Firefighters in the West Midlands and Staffordshire have voted to strike in a row over pensions.
A national ballot by the Fire Brigades Union saw staff vote four to one in favour of the walkout.
Union bosses are now urging the government to get back around the table and scrap plans to force firefighters to work until at least 60 before they can claim their pensions.
Members backed industrial action by 18,277 votes to 5,166, a majority of 78 per cent.
The union said planned changes to pensions were ‘unaffordable and unworkable’, would impose an increase in members’ contributions and would put firefighters at greater risk of dismissal without access to a proper pension if they cannot maintain fitness standards as they approach the retirement age of 60.
FBU general secretary Matt Wrack said: “Expecting large numbers of 60-year-olds to fight fires and rescue families is dangerous to the public and to firefighters.
“The Government is simply ignoring the evidence about the physical demands of firefighting and has been unable to answer our concerns during two years of negotiations.”

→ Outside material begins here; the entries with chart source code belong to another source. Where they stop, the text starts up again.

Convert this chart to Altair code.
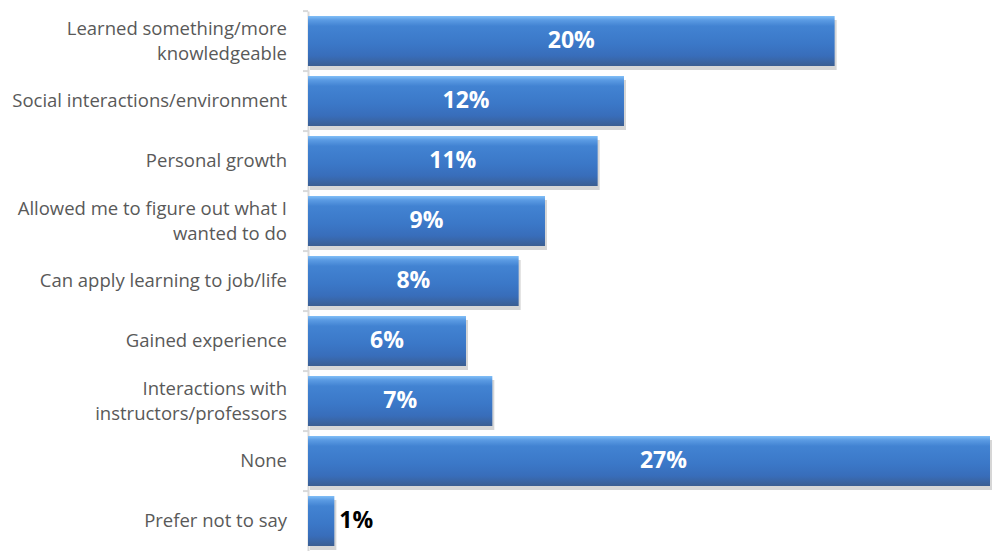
import altair as alt
import pandas as pd

categories = [
    "Learned something/more|knowledgeable",
    "Social interactions/environment",
    "Personal growth",
    "Allowed me to figure out what I|wanted to do",
    "Can apply learning to job/life",
    "Gained experience",
    "Interactions with|instructors/professors",
    "None",
    "Prefer not to say",
]
values = [20, 12, 11, 9, 8, 6, 7, 27, 1]
value_labels = ["20%", "12%", "11%", "9%", "8%", "6%", "7%", "27%", "1%"]

df = pd.DataFrame({"cat": categories, "value": values, "label": value_labels})

FONT = "Open Sans"
LABEL_SIZE = 18.5

y_scale = alt.Scale(paddingInner=0.17, paddingOuter=0.085)
y_axis = alt.Axis(
    labels=False,
    ticks=False,
    domainColor="#d9d9d9",
    domainWidth=2,
    grid=False,
)
y_enc = alt.Y("cat:N", sort=categories, title=None, scale=y_scale, axis=y_axis)

x_scale = alt.Scale(domain=[0, 25.9], clamp=True)
x_enc = alt.X("value:Q", scale=x_scale, axis=None)

base = alt.Chart(df)

shadow = base.mark_bar(color="#c8c8c8", xOffset=2, yOffset=4, opacity=0.75).encode(
    x=x_enc,
    y=y_enc,
)

bars = base.mark_bar(
    fill=alt.Gradient(
        gradient="linear",
        x1=0, x2=0, y1=0, y2=1,
        stops=[
            alt.GradientStop(color="#80bef7", offset=0.0),
            alt.GradientStop(color="#5b9be3", offset=0.08),
            alt.GradientStop(color="#4283d2", offset=0.2),
            alt.GradientStop(color="#3b78c8", offset=0.55),
            alt.GradientStop(color="#386dba", offset=0.8),
            alt.GradientStop(color="#3b5e92", offset=1.0),
        ],
    ),
).encode(
    x=x_enc,
    y=y_enc,
)

ticks = base.mark_rule(color="#d9d9d9", strokeWidth=2, yOffset=-5).encode(
    x=alt.value(-5),
    x2=alt.value(0),
    y=alt.Y("cat:N", sort=categories, title=None, scale=y_scale, axis=y_axis, bandPosition=0),
)

inside = base.transform_filter("datum.value >= 3").transform_calculate(
    mid="datum.value / 2"
).mark_text(
    font=FONT, fontSize=23, fontWeight="bold", color="white", align="center", baseline="middle"
).encode(
    x=alt.X("mid:Q", scale=x_scale, axis=None),
    y=y_enc,
    text="label:N",
)

outside = base.transform_filter("datum.value < 3").mark_text(
    font=FONT, fontSize=23, fontWeight="bold", color="black", align="left", baseline="middle", dx=5
).encode(
    x=x_enc,
    y=y_enc,
    text="label:N",
)

label_style = dict(font=FONT, fontSize=LABEL_SIZE, color="#595959", align="right", baseline="middle")

single = base.transform_filter("indexof(datum.cat, '|') < 0").mark_text(**label_style).encode(
    x=alt.value(-21),
    y=y_enc,
    text="cat:N",
)

first_line = base.transform_filter("indexof(datum.cat, '|') >= 0").transform_calculate(
    line1="split(datum.cat, '|')[0]"
).mark_text(dy=-12.5, **label_style).encode(
    x=alt.value(-21),
    y=y_enc,
    text="line1:N",
)

second_line = base.transform_filter("indexof(datum.cat, '|') >= 0").transform_calculate(
    line2="split(datum.cat, '|')[1]"
).mark_text(dy=12.5, **label_style).encode(
    x=alt.value(-21),
    y=y_enc,
    text="line2:N",
)

chart = (
    alt.layer(shadow, bars, ticks, inside, outside, single, first_line, second_line)
    .properties(
        width=682,
        height=540,
        padding={"left": 4, "top": 2, "right": 0, "bottom": 0},
        background="white",
    )
    .configure_view(stroke=None)
)

chart.save("out.html", embed_options={"renderer": "svg", "actions": False})
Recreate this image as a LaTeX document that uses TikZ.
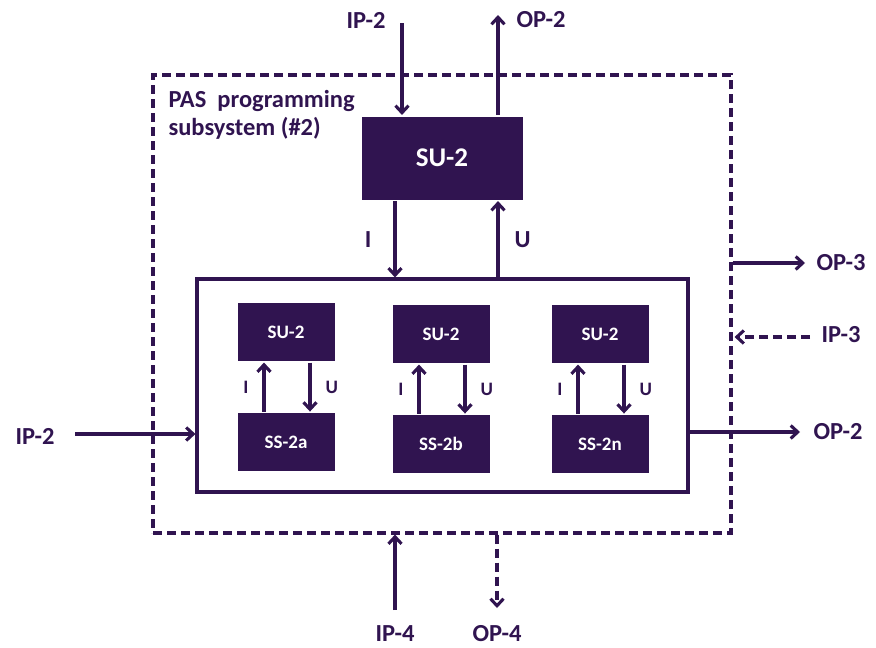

In Staffordshire, senior officers including chief fire officer Peter Dartford have been trained so they can operate ladders and deal with emergencies in the event of a walkout by firefighters.

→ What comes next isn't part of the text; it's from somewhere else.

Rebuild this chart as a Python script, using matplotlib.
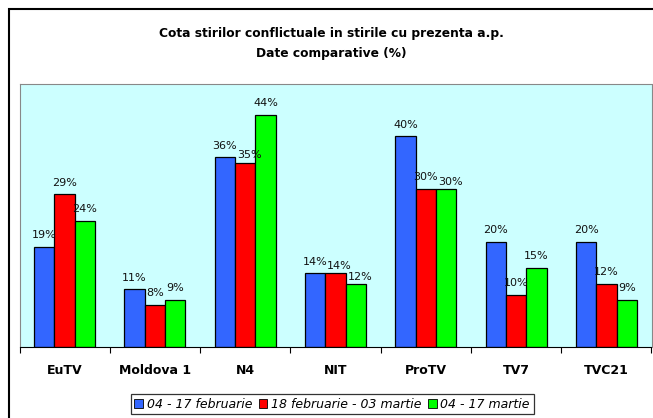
import matplotlib
matplotlib.use("Agg")
import matplotlib.pyplot as plt
import numpy as np
from matplotlib.patches import Patch, Rectangle

channels = ["EuTV", "Moldova 1", "N4", "NIT", "ProTV", "TV7", "TVC21"]
periods = ["04 - 17 februarie", "18 februarie - 03 martie", "04 - 17 martie"]
feb = [19, 11, 36, 14, 40, 20, 20]
feb_mar = [29, 8, 35, 14, 30, 10, 12]
mar = [24, 9, 44, 12, 30, 15, 9]
series = [feb, feb_mar, mar]
colors = ["#3366FF", "#FF0000", "#00FF00"]

W, H = 653, 418
fig = plt.figure(figsize=(W / 100, H / 100), dpi=100)

# outer chart frame (right/bottom run off the picture)
fig.patches.append(Rectangle((9 / W, -0.1), 1.2, (H - 9) / H + 0.1, transform=fig.transFigure,
                             fill=False, edgecolor="black", linewidth=1.5))

ax = fig.add_axes([19.5 / W, (H - 347.3) / H, 632 / W, (347.3 - 83.5) / H])
ax.set_facecolor("#CCFFFF")

x = np.arange(len(channels))
bw = 0.225
for i, (vals, c) in enumerate(zip(series, colors)):
    pos = x + (i - 1) * bw
    ax.bar(pos, vals, width=bw, color=c, edgecolor="black", linewidth=0.9, label=periods[i], zorder=2)
    for j, (px, v) in enumerate(zip(pos, vals)):
        dx, dy = 0, 8.4
        # stagger a label that would collide with its left neighbour
        if i > 0 and 0 <= series[i - 1][j] - v <= 2:
            dx, dy = 3, 5.2
        ax.annotate(f"{v}%", (px, v), xytext=(dx, dy), textcoords="offset points",
                    ha="center", va="center", fontsize=8, color="#111111")

ax.set_xlim(-0.5, len(channels) - 0.5)
ax.set_ylim(0, 50)
ax.set_yticks([])
ax.set_xticks(x)
ax.set_xticklabels(channels, fontsize=9, fontweight="bold")
ax.tick_params(axis="x", which="major", length=0, pad=12)
ax.set_xticks(np.arange(len(channels) + 1) - 0.5, minor=True)
ax.tick_params(axis="x", which="minor", length=4, width=0.8, direction="out")
for s in ["top", "right", "left"]:
    ax.spines[s].set_color("#888888")
ax.spines["bottom"].set_color("black")

fig.text(331 / W, 1 - 33 / H, "Cota stirilor conflictuale in stirile cu prezenta a.p.",
         ha="center", va="center", fontsize=8.8, fontweight="bold")
fig.text(331 / W, 1 - 54 / H, "Date comparative (%)",
         ha="center", va="center", fontsize=8.8, fontweight="bold")

handles = [Patch(facecolor=c, edgecolor="black", linewidth=0.6) for c in colors]
leg = fig.legend(handles, periods, loc="center", bbox_to_anchor=(332 / W, 1 - 404 / H), ncol=3,
                 frameon=True, fancybox=False, edgecolor="black", handlelength=0.7, handleheight=0.7,
                 handletextpad=0.3, columnspacing=0.5, borderpad=0.3,
                 prop={"style": "italic", "size": 9})
leg.get_frame().set_linewidth(0.9)

fig.savefig("out.png", dpi=100)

West Midlands Fire Service has also been drawing up contingencies. If strike action goes ahead around 1,200 firefighters in the West Midlands would be expected to strike, along with up to 600 in Staffordshire.
Action will have to be taken in 28 days.
Staffordshire deputy chief fire officer Chris Enness has stressed that emergency cover would be provided but ‘it will not be business as usual’.
A date for the strike has not yet been set.
Brian Moss, West Midlands regional chairman for the FBU, said: “The government needs to get back around the table with us.
“What this shows is that our members overwhelmingly support industrial action.”
Fire Minister Brandon Lewis said he was ‘very disappointed’ with the ballot, adding that most firefighters will see no change in their pension age.